When Becket arrives in Nickel City, Montana, he has about a year left to live. And wouldn’t you know it? He finally meets his mate, Vivian. Being with her feels like home, but Becket feels like he can’t put Vivian through the pain of falling for him (he is a unicorn, after all) only to die on her in the near future. Especially since Vivian is a recent widow with two young children who is just coming out of her grief after her first husband’s death. This is a real conundrum, especially within the rules of romance novels, where, in the minds of readers, happily ever after means FOREVER. (Obviously, St. Vincent will never, ever die. He’s currently 200 years old and just as hot as ever and still in love with Evie.) Is love worth it if you know the relationship will end?
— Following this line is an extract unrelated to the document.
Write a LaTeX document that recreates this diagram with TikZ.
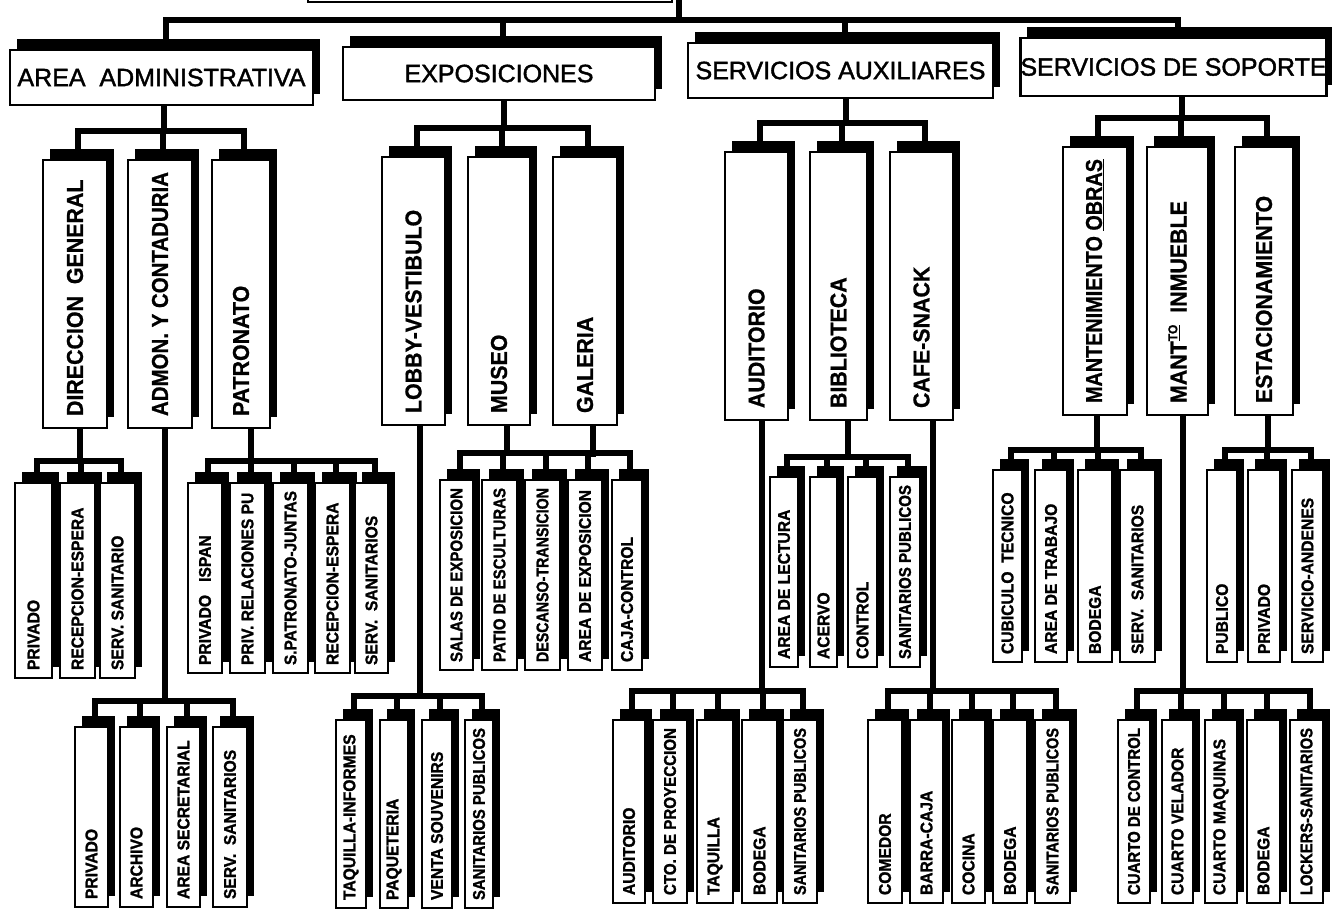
\documentclass[tikz,border=0pt]{standalone}
\usepackage{fontspec}
\usepackage{graphicx}
\usetikzlibrary{shadows,backgrounds}
\newfontfamily\fone[FakeBold=1.6]{Liberation Sans}
\newfontfamily\ftwo[FakeStretch=0.93,FakeBold=0.8]{Liberation Sans}
\newfontfamily\fthree[FakeStretch=0.92,FakeBold=1.4]{Liberation Sans}
\newsavebox\tbox
\newlength\tlen
\newcommand\fitt[2]{\setlength\tlen{#1}\sbox\tbox{#2}\ifdim\wd\tbox>\tlen\resizebox{\tlen}{\ht\tbox}{\usebox\tbox}\else\makebox[\tlen][l]{\usebox\tbox}\fi}
\newcommand\HB[7]{\node[#1, minimum width={(#4-#3)*1pt}, minimum height={(#6-#5)*1pt}] (#2) at ({(#3+#4)/2},{(#5+#6)/2}) {#7};}
\newcommand\VB[8]{\node[#1, minimum width={(#4-#3)*1pt}, minimum height={(#6-#5)*1pt}] (#2) at ({(#3+#4)/2},{(#5+#6)/2}) {\rotatebox{90}{\fitt{\dimexpr#6pt-#5pt-#7pt-#7pt\relax}{#8}}};}
\newcommand\fan[4]{\draw[conn] ([xshift=#2]#1.south) coordinate (fp) -- (fp |- 0,#3);
  \foreach \c in {#4}{\draw[conn] (fp |- 0,#3) -| ([xshift=3pt]\c.north);}}
\tikzset{
  box/.style={draw, fill=white, inner sep=0pt,
    drop shadow={shadow xshift=7pt, shadow yshift=11pt, opacity=1, fill=black}},
  topbox/.style={box, line width=2.2pt, font=\fone\fontsize{25}{26}\selectfont},
  lvtwo/.style={box, line width=2.2pt, font=\ftwo\bfseries\fontsize{23}{24}\selectfont},
  lvthree/.style={box, line width=2.8pt, font=\fthree\bfseries\fontsize{17}{17}\selectfont},
  conn/.style={line width=6pt, line cap=rect},
}
\begin{document}
\begin{tikzpicture}[x=1pt,y=-1pt]
\useasboundingbox (0,0) rectangle (1332,911);
% root and top level
\HB{topbox}{R}{308}{672}{-80}{2}{}
\coordinate (rootc) at (679,-3);
\HB{topbox}{T1}{10}{313}{50}{105}{AREA\ \ ADMINISTRATIVA}
\HB{topbox}{T2}{343}{655}{47}{100}{EXPOSICIONES}
\HB{topbox}{T3}{688}{993}{43}{98}{SERVICIOS AUXILIARES}
\HB{topbox}{T4}{1023}{1324}{38}{96}{SERVICIOS DE SOPORTE}
% level 2
\VB{lvtwo}{A1}{43}{107}{160}{428}{12}{DIRECCION\ \ GENERAL}
\VB{lvtwo}{A2}{128}{192}{160}{428}{12}{ADMON. Y CONTADURIA}
\VB{lvtwo}{A3}{212}{270}{160}{428}{12}{PATRONATO}
\VB{lvtwo}{E1}{382}{445}{157}{425}{12}{LOBBY-VESTIBULO}
\VB{lvtwo}{E2}{468}{530}{157}{425}{12}{MUSEO}
\VB{lvtwo}{E3}{553}{617}{157}{425}{12}{GALERIA}
\VB{lvtwo}{S1}{725}{788}{152}{420}{12}{AUDITORIO}
\VB{lvtwo}{S2}{810}{867}{152}{420}{12}{BIBLIOTECA}
\VB{lvtwo}{S3}{890}{953}{152}{420}{12}{CAFE-SNACK}
\VB{lvtwo}{P1}{1063}{1127}{147}{415}{12}{MANTENIMIENTO \underline{OBRAS}}
\VB{lvtwo}{P2}{1147}{1208}{147}{415}{12}{MANT\raisebox{0.4em}{\fontsize{13}{13}\selectfont\underline{TO}}\ \ INMUEBLE}
\VB{lvtwo}{P3}{1235}{1293}{147}{415}{12}{ESTACIONAMIENTO}
% level 3 upper
\VB{lvthree}{a11}{15}{52}{483}{678}{8}{PRIVADO}
\VB{lvthree}{a12}{60}{95}{483}{678}{8}{RECEPCION-ESPERA}
\VB{lvthree}{a13}{100}{135}{483}{678}{8}{SERV. SANITARIO}
\VB{lvthree}{a31}{188}{222}{483}{673}{8}{PRIVADO\ \ \ ISPAN}
\VB{lvthree}{a32}{230}{265}{483}{673}{8}{PRIV. RELACIONES PU}
\VB{lvthree}{a33}{273}{308}{483}{673}{8}{S.PATRONATO-JUNTAS}
\VB{lvthree}{a34}{315}{350}{483}{673}{8}{RECEPCION-ESPERA}
\VB{lvthree}{a35}{355}{388}{483}{673}{8}{SERV.\ \ SANITARIOS}
\VB{lvthree}{e21}{440}{473}{480}{670}{8}{SALAS DE EXPOSICION}
\VB{lvthree}{e22}{482}{517}{480}{670}{8}{PATIO DE ESCULTURAS}
\VB{lvthree}{e23}{525}{560}{480}{670}{8}{DESCANSO-TRANSICION}
\VB{lvthree}{e24}{568}{602}{480}{670}{8}{AREA DE EXPOSICION}
\VB{lvthree}{e25}{612}{642}{480}{670}{8}{CAJA-CONTROL}
\VB{lvthree}{s21}{770}{798}{477}{667}{8}{AREA DE LECTURA}
\VB{lvthree}{s22}{810}{837}{477}{667}{8}{ACERVO}
\VB{lvthree}{s23}{848}{877}{477}{667}{8}{CONTROL}
\VB{lvthree}{s24}{890}{920}{477}{667}{8}{SANITARIOS PUBLICOS}
\VB{lvthree}{p11}{993}{1022}{470}{662}{8}{CUBICULO\ \ TECNICO}
\VB{lvthree}{p12}{1035}{1067}{470}{662}{8}{AREA DE TRABAJO}
\VB{lvthree}{p13}{1078}{1112}{470}{662}{8}{BODEGA}
\VB{lvthree}{p14}{1120}{1155}{470}{662}{8}{SERV.\ \ SANITARIOS}
\VB{lvthree}{p31}{1207}{1237}{470}{662}{8}{PUBLICO}
\VB{lvthree}{p32}{1248}{1280}{470}{662}{8}{PRIVADO}
\VB{lvthree}{p33}{1292}{1323}{470}{662}{8}{SERVICIO-ANDENES}
% level 3 lower
\VB{lvthree}{a21}{75}{108}{727}{907}{8}{PRIVADO}
\VB{lvthree}{a22}{120}{153}{727}{907}{8}{ARCHIVO}
\VB{lvthree}{a23}{167}{200}{727}{907}{8}{AREA SECRETARIAL}
\VB{lvthree}{a24}{213}{247}{727}{907}{8}{SERV.\ \ SANITARIOS}
\VB{lvthree}{e11}{336}{366}{720}{908}{8}{TAQUILLA-INFORMES}
\VB{lvthree}{e12}{380}{408}{720}{908}{8}{PAQUETERIA}
\VB{lvthree}{e13}{422}{452}{720}{908}{8}{VENTA SOUVENIRS}
\VB{lvthree}{e14}{465}{493}{720}{908}{8}{SANITARIOS PUBLICOS}
\VB{lvthree}{s11}{613}{645}{720}{903}{8}{AUDITORIO}
\VB{lvthree}{s12}{653}{687}{720}{903}{8}{CTO. DE PROYECCION}
\VB{lvthree}{s13}{697}{733}{720}{903}{8}{TAQUILLA}
\VB{lvthree}{s14}{742}{777}{720}{903}{8}{BODEGA}
\VB{lvthree}{s15}{783}{817}{720}{903}{8}{SANITARIOS PUBLICOS}
\VB{lvthree}{s31}{868}{902}{720}{903}{8}{COMEDOR}
\VB{lvthree}{s32}{910}{943}{720}{903}{8}{BARRA-CAJA}
\VB{lvthree}{s33}{952}{985}{720}{903}{8}{COCINA}
\VB{lvthree}{s34}{993}{1027}{720}{903}{8}{BODEGA}
\VB{lvthree}{s35}{1035}{1070}{720}{903}{8}{SANITARIOS PUBLICOS}
\VB{lvthree}{p21}{1118}{1150}{720}{903}{8}{CUARTO DE CONTROL}
\VB{lvthree}{p22}{1162}{1193}{720}{903}{8}{CUARTO VELADOR}
\VB{lvthree}{p23}{1205}{1237}{720}{903}{8}{CUARTO MAQUINAS}
\VB{lvthree}{p24}{1247}{1280}{720}{903}{8}{BODEGA}
\VB{lvthree}{p25}{1290}{1323}{720}{903}{8}{LOCKERS-SANITARIOS}
% connectors
\begin{pgfonlayer}{background}
\draw[conn] (rootc) -- (rootc |- 0,20);
\foreach \t in {T1,T2,T3,T4}{\draw[conn] (rootc |- 0,20) -| ([xshift=4pt]\t.north);}
\fan{T1}{2pt}{131}{A1,A2,A3}
\fan{T2}{5pt}{128}{E1,E2,E3}
\fan{T3}{5pt}{123}{S1,S2,S3}
\fan{T4}{8pt}{118}{P1,P2,P3}
\fan{A1}{5pt}{461}{a11,a12,a13}
\fan{A3}{10pt}{461}{a31,a32,a33,a34,a35}
\fan{E2}{8pt}{453}{e21,e22,e23,e24,e25}
\draw[conn] ([xshift=8pt]E3.south) -- ++(0,28);
\fan{S2}{9pt}{457}{s21,s22,s23,s24}
\fan{P1}{2pt}{450}{p11,p12,p13,p14}
\fan{P3}{4pt}{450}{p31,p32,p33}
\fan{A2}{5pt}{701}{a21,a22,a23,a24}
\fan{E1}{6pt}{696}{e11,e12,e13,e14}
\fan{S1}{5pt}{691}{s11,s12,s13,s14,s15}
\fan{S3}{11pt}{691}{s31,s32,s33,s34,s35}
\fan{P2}{5pt}{691}{p21,p22,p23,p24,p25}
\end{pgfonlayer}
\end{tikzpicture}
\end{document}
Does it make a difference if the relationship will end in the next year or in the next century?

I’ll come back to the central conflict, but first, I do want to talk about the heroine and how this book fits into the Daycare for Shifters series.

So Vivian. Vivian is struggling, because she has a 9-month-old and a 4-year-old and works full-time and is single parenting. But she’s like, normal-people level of struggling: there are dirty dishes in the sink, and she can’t find time to make it to the bank to get some forms notarized, and her dining room table is covered in stuff. She’s an awesome parent and is hyper-competent at her job. At first, I thought this was a case of uneven characterization—the first time we meet her, she’s trying to get her kids out the door in the morning and it’s one damn thing after the next, but then the hyper-competence gets turned on—but actually, this is just real life. Oh, except for her 4-year-old is a kirin (a lucky Chinese dragon-unicorn), and Vivian is decidedly not.

Image by Jill Johansen

Sidenote: Vivian’s first husband neglected to mention that he was a kirin-shifter until after the birth of their first child. CAN YOU EVEN IMAGINE? I would be so mad if I pushed out a baby and my partner was like, “Oh hey, by the way, our kid might be able to turn into a dragon-unicorn and have magic powers.” 

The point I’m making is that I liked Vivian’s characterization. I thought she was relatable in her vulnerability while also being strong.

In terms of this book as part of the larger series, Unicorn’s Instinct felt very different from Dragon’s Instinct (I did not read the first book, Wolf’s Instinct, but Ingrid reports that it was very similar to book 2). We spend very little time in the daycare, and so the multi-story arc about the woman who is trying to shut down the daycare doesn’t move forward here. Both books are playing around with the ideas of instinct and fate and how they relate to romantic love, but this book tugged on the heartstrings more. Because Unicorn’s Instinct doesn’t really advance the larger plot, it works just fine as a standalone. 

Back to the central conflict: Vivian and Becket dance around each other a little bit, but they come together pretty quickly (with the help of the unicorn in Becket’s head and a golden retriever puppy). The conflict becomes whether or not they let themselves go all in, knowing that an immense hurt is coming for Vivian and her kids. Becket gets some extra angst, because every time he heals someone, he sees his death move closer—and now, it’s not just a decision between his life and the other person’s, but rather a choice between another moment with love and saving someone else.

I won’t spoil the ending, but I thought it was handled well, and did not contradict the rules set up within the story.

I voluntarily read and reviewed a complimentary copy of this book. All thoughts and opinions are my own. We disclose this in accordance with 16 CFR §255.